Customers’ loyal patronage is the lifeblood of all businesses. A firm must convince its customers that it offers superior value for money compared to what competitors offer. The components of value are Quality, Cost, and Delivery (QCD). Customers want consistently high quality, low or competitive costs, and reliable delivery or performance; trade-offs (or success in only two out of three) are not acceptable.

The outputs that customers pay for (whether products or services or a combination of the two) are the result of processes, series of interrelated activities that predictably transform inputs into desirable or value-adding outputs. Ensuring that their processes are consistently producing high-value outputs (from the customers’ viewpoint) at the least amount of time and costs is the principal issue in achieving and maintaining competitiveness, productivity, and profitability of business enterprises.

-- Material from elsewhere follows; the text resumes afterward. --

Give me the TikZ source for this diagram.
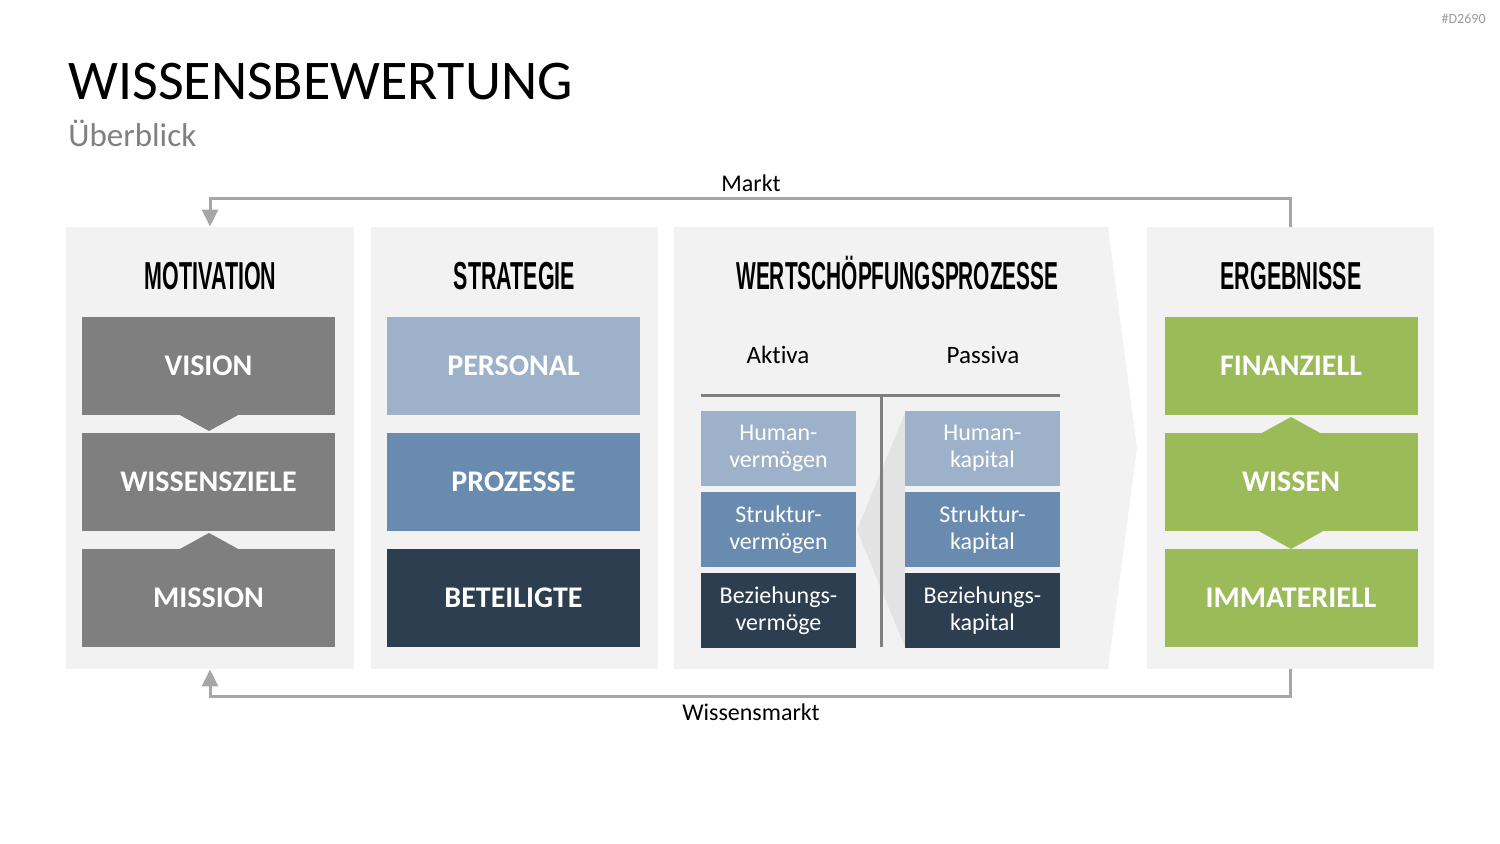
\documentclass[tikz,border=0pt]{standalone}
\usepackage{fontspec}
\setmainfont{Carlito}[Ligatures={NoCommon}]
\newfontfamily\headfont{Liberation Sans}
\usetikzlibrary{arrows.meta,calc}
\definecolor{panelbg}{HTML}{F2F2F2}
\definecolor{greyA}{HTML}{7F7F7F}
\definecolor{blueL}{HTML}{9DB2CA}
\definecolor{blueM}{HTML}{6A8BB0}
\definecolor{blueD}{HTML}{2D3E50}
\definecolor{greenA}{HTML}{9BBB59}
\definecolor{lineg}{HTML}{A6A6A6}
\definecolor{subg}{HTML}{808080}
\definecolor{shadeg}{HTML}{E3E3E3}
\begin{document}
\begin{tikzpicture}[x=0.5pt,y=-0.5pt,
  panel/.style={fill=panelbg,draw=none,inner sep=0pt,minimum height=221pt},
  bigbox/.style={draw=none,inner sep=0pt,minimum width=126.5pt,minimum height=49pt,text=white,font=\fontsize{15}{18}\selectfont\bfseries},
  smallbox/.style={draw=none,inner sep=0pt,minimum width=77.5pt,minimum height=37.5pt,text=white,align=center,font=\fontsize{12}{13.35}\selectfont},
  head/.style={inner sep=0pt,anchor=base,font=\headfont\fontsize{19.5}{20}\selectfont\bfseries},
  conn/.style={draw=lineg,line width=1.5pt},
  lbl/.style={inner sep=0pt,font=\fontsize{12}{14}\selectfont}
]
\useasboundingbox (0,0) rectangle (1500,844);
% title
\node[inner sep=0pt,anchor=base west,font=\fontsize{28}{30}\selectfont] (title) at (68,100) {WISSENSBEWERTUNG};
\node[inner sep=0pt,anchor=base west,text=subg,font=\fontsize{16.5}{18}\selectfont] (sub) at (68,147) {Überblick};
\node[inner sep=0pt,anchor=base east,text=subg!80,font=\fontsize{7}{8}\selectfont] (code) at (1486,24) {\#D2690};
% panels
\node[panel,minimum width=144pt] (mot) at (210,448) {};
\node[panel,minimum width=143.5pt] (str) at (514.5,448) {};
\node[panel,minimum width=143.5pt] (erg) at (1290.5,448) {};
\fill[panelbg] (674,227) -- (1108,227) -- (1137,448) -- (1108,669) -- (674,669) -- cycle;
\coordinate (wert) at (891,448);
% headers
\node[head] (hmot) at (210.5,290) {\scalebox{0.55}[1]{MOTIVATION}};
\node[head] (hstr) at (514.5,290) {\scalebox{0.55}[1]{STRATEGIE}};
\node[head] (hwert) at (897.5,290) {\scalebox{0.535}[1]{WERTSCHÖPFUNGSPROZESSE}};
\node[head] (herg) at (1291,290) {\scalebox{0.55}[1]{ERGEBNISSE}};
% motivation
\node[bigbox,fill=greyA] (vision) at (208.5,366) {VISION};
\node[bigbox,fill=greyA] (ziele) at (208.5,482) {WISSENSZIELE};
\node[bigbox,fill=greyA] (mission) at (208.5,598) {MISSION};
\fill[greyA] (178,414) -- (240,414) -- (209,431) -- cycle;
\fill[greyA] (178,550) -- (240,550) -- (209,533) -- cycle;
% strategie
\node[bigbox,fill=blueL] (personal) at (513.5,366) {PERSONAL};
\node[bigbox,fill=blueM] (prozesse) at (513.5,482) {PROZESSE};
\node[bigbox,fill=blueD] (beteiligte) at (513.5,598) {BETEILIGTE};
% ergebnisse
\node[bigbox,fill=greenA] (finanz) at (1291,366) {FINANZIELL};
\node[bigbox,fill=greenA] (wissen) at (1291,482) {WISSEN};
\node[bigbox,fill=greenA] (immat) at (1291,598) {IMMATERIELL};
\fill[greenA] (1260,434) -- (1322,434) -- (1291,417) -- cycle;
\fill[greenA] (1257,530) -- (1325,530) -- (1291,549) -- cycle;
% wertschoepfung
\fill[shadeg] (857,530) -- (905,413) -- (905,647) -- cycle;
\node[lbl,font=\fontsize{12.5}{14}\selectfont] (aktiva) at (778,355) {Akt\kern0pt iva};
\node[lbl,font=\fontsize{12.5}{14}\selectfont] (passiva) at (983,355) {Passiva};
\draw[greyA,line width=1.5pt] (701,396) -- (1060,396);
\draw[greyA,line width=1.5pt] (881,396) -- (881,647);
\node[smallbox,fill=blueL] (hv) at (778.5,448.5) {Human-\\vermögen};
\node[smallbox,fill=blueM] (sv) at (778.5,529.5) {Struktur-\\vermögen};
\node[smallbox,fill=blueD] (bv) at (778.5,610.5) {Beziehungs-\\vermöge};
\node[smallbox,fill=blueL] (hk) at (982.5,448.5) {Human-\\kapital};
\node[smallbox,fill=blueM] (sk) at (982.5,529.5) {Struktur-\\kapital};
\node[smallbox,fill=blueD] (bk) at (982.5,610.5) {Beziehungs-\\kapital};
% connectors
\draw[conn,-{Triangle[length=8.5pt,width=8pt]}] (erg.north) -- ($(erg.north)+(0,-28)$) -| (mot.north);
\draw[conn,-{Triangle[length=8.5pt,width=8pt]}] (erg.south) -- ($(erg.south)+(0,27)$) -| (mot.south);
\node[lbl] (markt) at (751,183) {Markt};
\node[lbl] (wmarkt) at (751,712) {Wissensmarkt};
\end{tikzpicture}
\end{document}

This course uses the principles and concepts of Lean Management/Just-in-Time, Total Quality Management, Kaizen (continuous improvement), and Six-Sigma to chart a path in this direction. The emphasis will be on practicality and on techniques that have been proven to work in business organizations, both manufacturing and service.

 

Learning Outcomes

At the end of this course, the participants will be able to:

  1. Explain that all work outputs are produced through processes with six interrelated elements, and that a failure in any causes mistakes, high costs, and delays.
  2. Learn the concept of “muda” or waste and how it applies to an operations environment, both manufacturing and service
  3. Learn specific techniques for improving quality, productivity, and efficiency.
  4. Explain and apply the three superordinate principles and seven key concepts of kaizen or continuous improvement, the philosophy underlying Lean Management
  5. Explain the basic Six Sigma concepts and improvement models

 

Target Participants

The participants should include all managers, supervisors, and technical staff.